Auto Loan vs. Car Lease: What's the Difference?
Shopping for a car often comes down to a fork in the road: finance it with a loan, or lease it for a few years and walk away. The two paths look similar on a monthly statement but work very differently underneath.
The short answer
An auto loan lets you borrow money to buy a car outright, building equity as you pay it off and owning the vehicle free and clear at the end. A lease is closer to a long-term rental — you pay for the vehicle’s expected loss of value over a set term, then return it, often with mileage limits and wear-and-tear rules. Loans tend to cost more per month but end in ownership; leases often cost less per month but end with nothing to show for it unless you buy the car.
How an auto loan works
With a loan, a lender covers the purchase price (minus any down payment or trade-in value), and you repay that amount plus interest over a fixed term, commonly three to seven years. Each payment chips away at the balance, and once the loan is paid off, the car is yours with no further payments. What determines your auto loan APR — credit history, loan term, and the lender’s own pricing — shapes how much interest you pay along the way, and that’s worth comparing across lenders before signing anything.
Because you’re financing the entire purchase price, monthly payments on a loan are typically higher than a lease on the same vehicle. In exchange, you build equity: as the balance shrinks, the gap between what you owe and what the car is worth (ideally) grows in your favor.
How a lease works
A lease charges you for the difference between the car’s value when new and its estimated value at the end of the lease term, plus a finance charge and fees, spread across monthly payments. You never own the car during the lease, and at the end you typically have three choices: return it, buy it at a preset price, or lease something new.
Leases usually come with mileage caps — go over, and there’s a per-mile charge when you turn the car in. There are also wear-and-tear standards; dents, stains, or excessive tire wear can mean charges at lease-end. Because you’re not building equity, someone who leases repeatedly may end up making car payments indefinitely.
What to weigh beyond the monthly payment
- How long you keep cars. People who drive a vehicle into the ground tend to come out ahead with a loan, since payments eventually stop while the car keeps running. People who like a new car every few years may find leasing simpler, even if it costs more over a decade.
- Mileage habits. A long commute or road-trip lifestyle can make lease mileage caps expensive to exceed, while a loan has no mileage restrictions at all.
- Upfront and ongoing costs. Compare total cost, not just the sticker payment — leases often have their own set of fees, and a longer loan term stretches payments out but usually adds interest, an angle covered in how loan term length affects a car loan.
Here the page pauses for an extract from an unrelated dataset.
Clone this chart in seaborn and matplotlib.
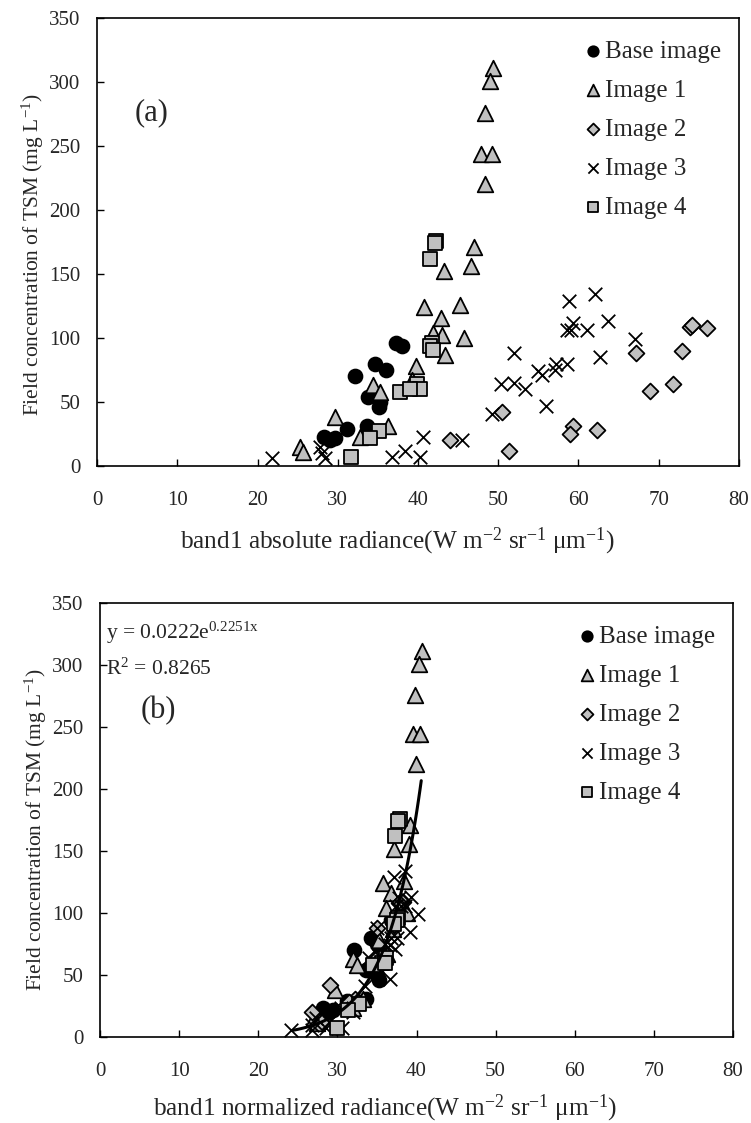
import numpy as np
import pandas as pd
import matplotlib.pyplot as plt
import seaborn as sns

# field TSM (mg/L) with band1 absolute (a) and normalized (b) radiance per image
base_tsm = [96, 94, 80, 75, 70, 54, 50, 46, 29, 31, 23, 20, 22]
base_abs = [37.3, 38.0, 34.6, 36.0, 32.2, 33.8, 35.3, 35.2, 31.1, 33.6, 28.3, 29.0, 29.7]
base_norm = [37.0, 36.8, 34.3, 35.0, 32.1, 33.6, 35.0, 35.2, 31.2, 33.6, 28.2, 29.0, 29.5]

img1_tsm = [311, 301, 276, 244, 244, 220, 171, 152, 156, 124, 126, 116, 104, 102, 100,
            87, 78, 67, 63, 58, 38, 31, 23, 15, 11]
img1_abs = [49.4, 49.0, 48.3, 47.8, 49.2, 48.3, 47.0, 43.2, 46.6, 40.8, 45.2, 42.9, 41.9, 43.0, 45.7,
            43.4, 39.8, 39.2, 34.4, 35.3, 29.7, 36.3, 32.8, 25.3, 25.7]
img1_norm = [40.7, 40.3, 39.8, 39.5, 40.5, 39.9, 39.2, 37.1, 39.1, 35.8, 38.4, 36.8, 36.1, 37.6, 38.8,
             37.0, 35.2, 36.3, 32.0, 32.5, 29.7, 33.2, 32.0, 27.0, 27.4]

img2_tsm = [109, 110, 108, 88, 90, 59, 64, 42, 31, 25, 28, 20, 12]
img2_abs = [73.9, 74.2, 76.0, 67.2, 72.9, 68.9, 71.8, 50.5, 59.3, 59.0, 62.3, 44.0, 51.3]
img2_norm = [38.3, 38.0, 37.8, 35.0, 37.2, 35.5, 34.8, 29.1, 32.2, 31.0, 31.5, 26.8, 28.0]

img3_tsm = [134, 129, 113, 112, 106, 106, 106, 99, 88, 85, 80, 80, 75, 74, 71,
            64, 65, 60, 47, 41, 20, 23, 12, 7, 7, 6, 15, 10, 6]
img3_abs = [62.1, 58.8, 63.7, 59.3, 58.6, 59.1, 61.1, 67.0, 52.0, 62.7, 58.6, 57.2, 57.1, 55.0, 55.4,
            50.4, 52.0, 53.3, 56.0, 49.2, 45.5, 40.6, 38.4, 36.7, 40.2, 21.8, 27.8, 28.0, 28.4]
img3_norm = [38.6, 37.1, 39.3, 37.8, 37.4, 38.0, 38.6, 40.2, 35.0, 39.2, 36.8, 37.5, 36.0, 36.7, 37.3,
             34.0, 35.2, 34.5, 36.6, 33.5, 32.0, 30.5, 29.0, 30.6, 28.5, 24.2, 27.3, 26.8, 26.8]

img4_tsm = [176, 174, 162, 96, 94, 91, 64, 60, 58, 60, 27, 22, 7]
img4_abs = [42.3, 42.1, 41.5, 41.8, 41.5, 41.9, 39.9, 40.3, 37.8, 39.0, 35.2, 34.0, 31.7]
img4_norm = [37.9, 37.7, 37.3, 37.7, 37.5, 37.2, 36.2, 35.6, 34.5, 36.0, 32.7, 31.4, 29.9]

labels = ['Base image', 'Image 1', 'Image 2', 'Image 3', 'Image 4']

# exponential trend shown in panel (b)
fit_a, fit_b = 0.0222, 0.2251
fit_xmin, fit_xmax = 24.4, 40.6

sns.set_theme(style='ticks')
plt.rcParams['font.family'] = ['Liberation Serif', 'DejaVu Serif']
plt.rcParams['mathtext.fontset'] = 'custom'
plt.rcParams['mathtext.rm'] = 'Liberation Serif'
plt.rcParams['mathtext.it'] = 'Liberation Serif'
plt.rcParams['xtick.direction'] = 'in'
plt.rcParams['ytick.direction'] = 'in'

fig = plt.figure(figsize=(7.51, 11.23), dpi=100)
ax_a = fig.add_axes([0.1292, 0.585, 0.8548, 0.399])
ax_b = fig.add_axes([0.1332, 0.0766, 0.8428, 0.3864])

styles = [
    dict(marker='o', color='black', edgecolor='black', s=100),
    dict(marker='^', color='#c0c0c0', edgecolor='black', s=125),
    dict(marker='D', color='#c0c0c0', edgecolor='black', s=65),
    dict(marker='x', color='black', s=95),
    dict(marker='s', color='#c0c0c0', edgecolor='black', s=105),
]

series_a = [(base_abs, base_tsm), (img1_abs, img1_tsm), (img2_abs, img2_tsm),
            (img3_abs, img3_tsm), (img4_abs, img4_tsm)]
series_b = [(base_norm, base_tsm), (img1_norm, img1_tsm), (img2_norm, img2_tsm),
            (img3_norm, img3_tsm), (img4_norm, img4_tsm)]

for ax, series in [(ax_a, series_a), (ax_b, series_b)]:
    for (xs, ys), lab, st in zip(series, labels, styles):
        df = pd.DataFrame({'x': xs, 'y': ys})
        sns.scatterplot(data=df, x='x', y='y', ax=ax, label=lab, linewidth=1.3, zorder=3, **st)

# trend line in (b)
fx = np.linspace(fit_xmin, fit_xmax, 100)
trend = pd.DataFrame({'x': fx, 'y': fit_a * np.exp(fit_b * fx)})
sns.lineplot(data=trend, x='x', y='y', ax=ax_b, color='black', linewidth=2.2, zorder=4, legend=False)

xlabels = ['band1 absolute radiance(W m$^{-2}$ sr$^{-1}$ \u03bcm$^{-1}$)',
           'band1 normalized radiance(W m$^{-2}$ sr$^{-1}$ \u03bcm$^{-1}$)']
xlab_pos = [(0.467, -0.132), (0.45, -0.128)]
ylab_pos = [(-0.08, 0.473), (-0.08, 0.477)]
for ax, xl, xp, yp in zip([ax_a, ax_b], xlabels, xlab_pos, ylab_pos):
    ax.set_xlim(0, 80)
    ax.set_ylim(0, 350)
    ax.set_xticks(range(0, 81, 10))
    ax.set_yticks(range(0, 351, 50))
    ax.tick_params(labelsize=15, length=5, width=1, color='black', top=False, right=False)
    ax.tick_params(axis='x', pad=18)
    ax.tick_params(axis='y', pad=12)
    ax.set_xlabel(xl, fontsize=18.2)
    ax.set_ylabel('Field concentration of TSM (mg L$^{-1}$)', fontsize=15.5)
    ax.xaxis.set_label_coords(*xp)
    ax.yaxis.set_label_coords(*yp)
    for sp in ax.spines.values():
        sp.set_color('black')
        sp.set_linewidth(1.2)
    ax.legend(loc='upper right', bbox_to_anchor=(1.0, 0.989), frameon=False, fontsize=18,
              handlelength=0.6, handletextpad=0.2, labelspacing=0.66, borderaxespad=0.3,
              markerscale=0.75)

ax_a.text(4.7, 276, '(a)', fontsize=22, va='center')
ax_b.text(5.1, 263, '(b)', fontsize=22, va='center')
ax_b.text(0.7, 326, 'y = 0.0222e$\\mathregular{^{0.2251x}}$', fontsize=15.5, va='center')
ax_b.text(0.7, 297, 'R$\\mathregular{^{2}}$ = 0.8265', fontsize=15.5, va='center')

fig.savefig('out.png', dpi=100)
- Flexibility to sell or modify. An owned car can be sold, modified, or driven however you like; a leased car generally can’t be altered and must be returned in the condition the lease specifies.
A word on gap coverage
Both loans and leases can leave a borrower owing more than a car is worth in the early years, since new vehicles typically lose value faster than a loan balance shrinks. This is where gap insurance on an auto loan sometimes enters the conversation — it’s designed to cover that difference if the car is totaled, and leases often build a version of this protection into the contract automatically.
The takeaway
There’s no universally “better” option — a loan builds ownership at a higher monthly cost, while a lease trades ownership for lower payments and more restrictions. The right fit depends on how long you plan to keep a vehicle, how much you drive, and whether ongoing payments or eventual payoff matters more to your situation. Reading the full terms, not just the advertised payment, is what makes either choice an informed one.